Room for Innovation in the European Bioeconomy is made possible through collaboration

On December 5, 2018, BioMonitor joined a workshop held in Bonn to learn about the direction and challenges faced by the German Bioeconomy Monitoring project

Press release - 19 Dec 2018

BioMonitor is a EU Horizon 2020’s projects that wish to establish an analytical framework that will help stakeholders measure and monitor the European bioeconomy’s impact on society. Led by Wageningen University, the BioMonitor research team is drafting a paper that will define the list of the indicators to be covered by the project.

Maximilian Kardung from Wageningen University’s Agricultural Economics and Rural Policy Group is actively working on the said task. Representing the BioMonitor project, he joined colleagues from the German Bio-economy Monitoring project at a workshop hosted by the German Federal Ministry for Economic Affairs and Energy.

He sought to gain more information about the difficulties faced by German colleagues who have been working on the bioeconomy monitoring system at a national level. Representatives from the academia, German statistical office and governmental agencies besides industry networks gathered to assist to the presentation on the preliminary results or the German Bio-economy Monitoring project.

Two other members of the BioMonitor partnership, Martin Banse (Thünen Institute of Market Analysis) and Stephan Piotrowski (NOVA Institute ) were also present in the workshop as the two institutes are also deeply involved in the German Bio-economy Monitoring project.

The approach followed by BioMonitor on developing the monitoring system varies from that of the German Bio-economy Monitoring project. Nevertheless, the challenges faced by both projects are similar; they both emphasize how patent applications related to the bioeconomy are strongly linked to innovation. In addition to that, they face the necessity to fill in the missing data and set a clear distinction as to what can be attributed to the bioeconomy.
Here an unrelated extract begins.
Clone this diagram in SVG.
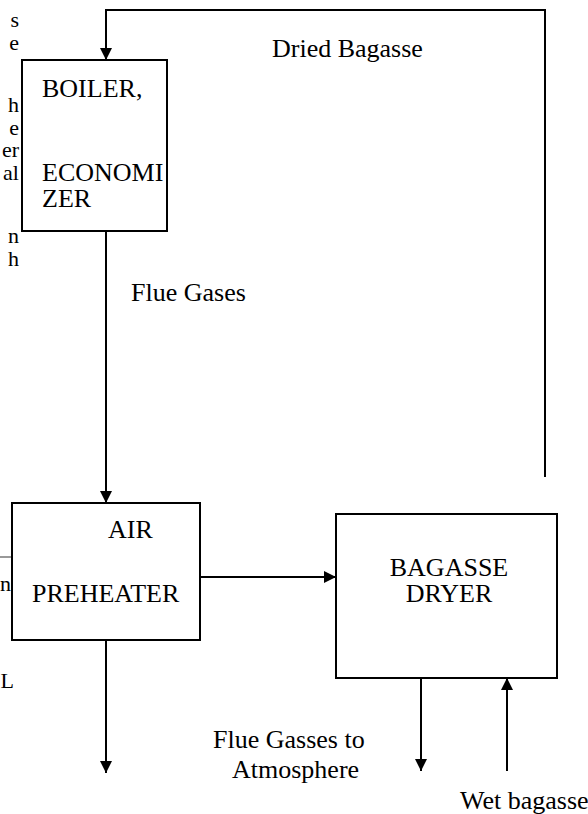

Putting aside the differences between the two projects, Maximilian has a positive outlook on how the future of the bioeconomy monitoring system in Europe is developing. “The bioeconomy has great potential for innovation on all spatial levels, which needs to be made visible and promoted,” stated Maximilian. “The workshop of the German Bio-economy Monitoring project has shown me that BioMonitor is on the right track as it will emphasize the importance of investment, innovation and patents”.